For condition of sort, you can use '_score' column introduced in the paragraph of "Specify output column".

Execution example:

> select --table Site --query title:@test --output_columns _id,_score,title --sortby _score
[[0,1317212718.5331,0.000667311],[[[9],[["_id","UInt32"],["_score","Int32"],["title","ShortText"]],[1,1,"This is test record 1!"],[2,1,"test record 2."],[4,1,"test record four."],[3,2,"test test record three."],[9,2,"test test record nine."],[8,2,"test test record eight."],[7,3,"test test test record seven."],[5,3,"test test test record five."],[6,4,"test test test test record six."]]]]
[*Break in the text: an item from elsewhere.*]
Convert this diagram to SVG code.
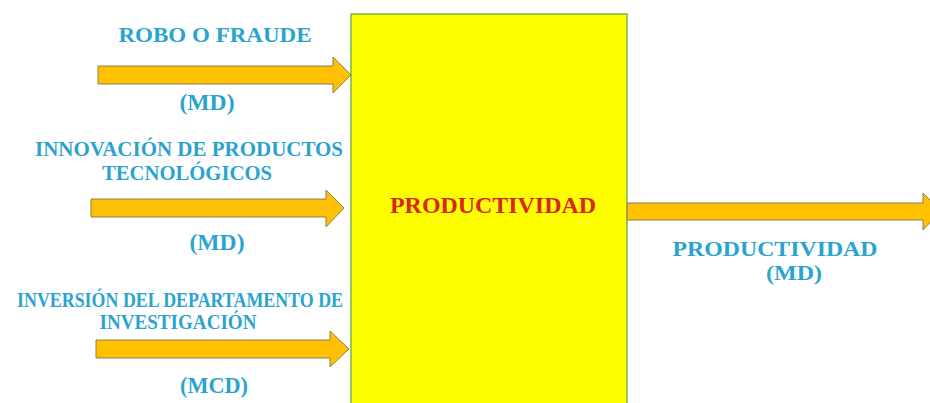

If you want to specify some column names, you should use comma(,) between these names. In this case, when same value of records is existed in first column, this command sorts result of searching to value of second column.

Execution example:

> select --table Site --query title:@test --output_columns _id,_score,title --sortby _score,_id
[[0,1317212718.73819,0.00069225],[[[9],[["_id","UInt32"],["_score","Int32"],["title","ShortText"]],[1,1,"This is test record 1!"],[2,1,"test record 2."],[4,1,"test record four."],[3,2,"test test record three."],[8,2,"test test record eight."],[9,2,"test test record nine."],[5,3,"test test test record five."],[7,3,"test test test record seven."],[6,4,"test test test test record six."]]]]

footnote

[1]In now groonga's version, you can only use 'match_columns' parameter in the case of existing index of fulltext searching. This parameter cannot be use in searching for ordinary columns.